234 Ford House Office Building
Washington, D.C. 20515-6460
Hon. Benjamin L. Cardin, Chairman
Hon. Alcee L. Hastings, Co-Chairman
For Immediate Release

U.S. HELSINKI COMMISSION CHAIRMAN CARDIN AND CO-CHAIRMAN HASTINGS CONDEMN TURKISH GOVERNMENT DESTRUCTION OF NEARLY 1,000-YEAR-OLD ROMA NEIGHBORHOOD


WASHINGTON—Senator Benjamin L. Cardin (D-MD), Chairman of the Commission on Security and Cooperation in Europe (U.S. Helsinki Commission) and Co-Chairman Congressman Alcee L. Hastings (D-FL), today released the following statements upon reports that the Turkish government completed the demolition of Sulukule, a suburb of Istanbul that has been home to the Roma minority since 1054. 

“The bulldozing of Sulukule this week by the Turkish government shows a lack of regard for the Romani people, and sadly erases a centuries old fixture of Istanbul’s history,” Cardin said. “The Turkish government should adequately compensate the Romani families and provide alternative housing to keep the community united now that their historic neighborhood is gone.” 

“We are deeply concerned about the pattern of housing dislocation Roma are experiencing in numerous countries, brought on by everything from flooding to armed conflict to pure discrimination. When Roma are removed from their homes, often with no adequate alternatives, they are disconnected from schools, health care and a host of other public services, and get sucked even deeper into a vortex of poverty – with predictable and disastrous consequences for families,” Hastings said. 

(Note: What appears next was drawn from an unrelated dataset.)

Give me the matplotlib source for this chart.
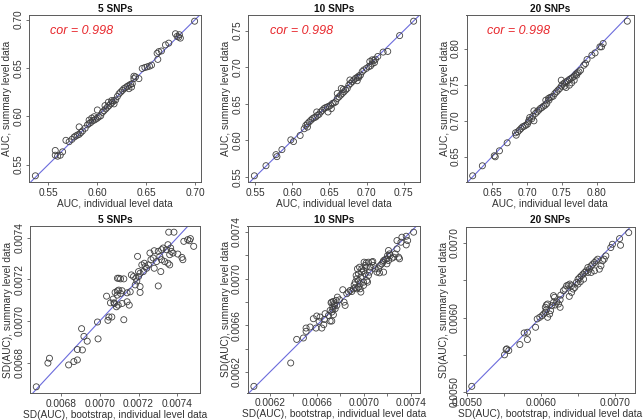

“The destruction of Sulukule to make way for new, higher-priced, villa-style homes that Roma could not afford to purchase is especially regrettable because it occurs at a place this Romani community has called home for nearly 1,000 years,” Cardin added. 

The unfortunate outcome of this so-called urban renewal project is not only the destruction of this historic neighborhood, but the forcing of 3,500 Sulukule residents 40 kilometers outside of the city to the district of Tasoluk or onto the streets. 

“We urge all OSCE participating States to honor the commitments adopted at the 1999 Istanbul Summit and in other OSCE documents to ensure Roma are treated with dignity and respect,” said Co-Chairmen Cardin and Hastings.